Navigating international cryptocurrency tax compliance requires systematic approaches that balance thorough reporting with practical limitations. Perfect compliance might be theoretically impossible given regulatory uncertainty, but reasonable positions based on good faith interpretation protect against penalties while maintaining audit defensibility.

Documentation becomes even more critical for international cryptocurrency activities. Maintain records of exchange locations and operational structures, wallet locations and control arrangements, DeFi protocol operators and jurisdictional connections, mining and validation infrastructure locations, and cross-border transaction purposes and counterparties. This documentation supports reporting positions and demonstrates good faith compliance efforts if challenged.

Conservative reporting strategies protect against catastrophic penalties while preserving ability to amend returns if guidance clarifies. When uncertain whether foreign exchange accounts require FBAR reporting, err on the side of filing. Include disclosure statements explaining positions taken for unclear situations. File protective Form 8938 even if threshold calculations are uncertain. The cost of over-reporting pales compared to penalties for under-reporting.

Technology solutions increasingly assist with international compliance tracking. Blockchain analytics can identify foreign touchpoints in transaction chains. Specialized software tracks multi-jurisdictional tax obligations. Automated reporting tools prepare FBAR and Form 8938 with cryptocurrency-specific adaptations. However, technology cannot replace professional judgment in interpreting how regulations apply to novel situations.

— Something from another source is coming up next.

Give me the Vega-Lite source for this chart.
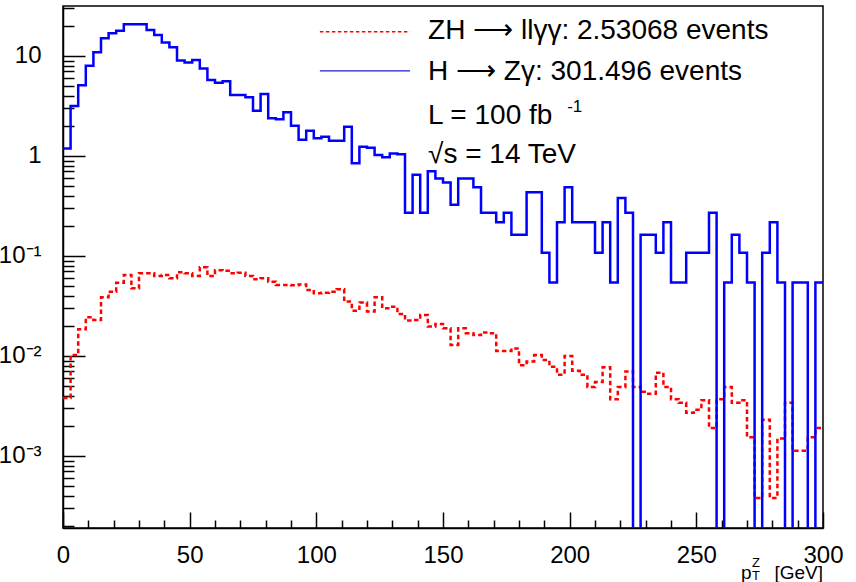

Professional assistance becomes essential for substantial international cryptocurrency exposure. International tax specialists understanding both traditional rules and cryptocurrency applications can navigate complex structuring decisions. The cost of professional advice often pays for itself through tax savings and penalty avoidance. Building a team including US tax advisors, foreign tax counsel, and cryptocurrency specialists provides comprehensive coverage for complex situations.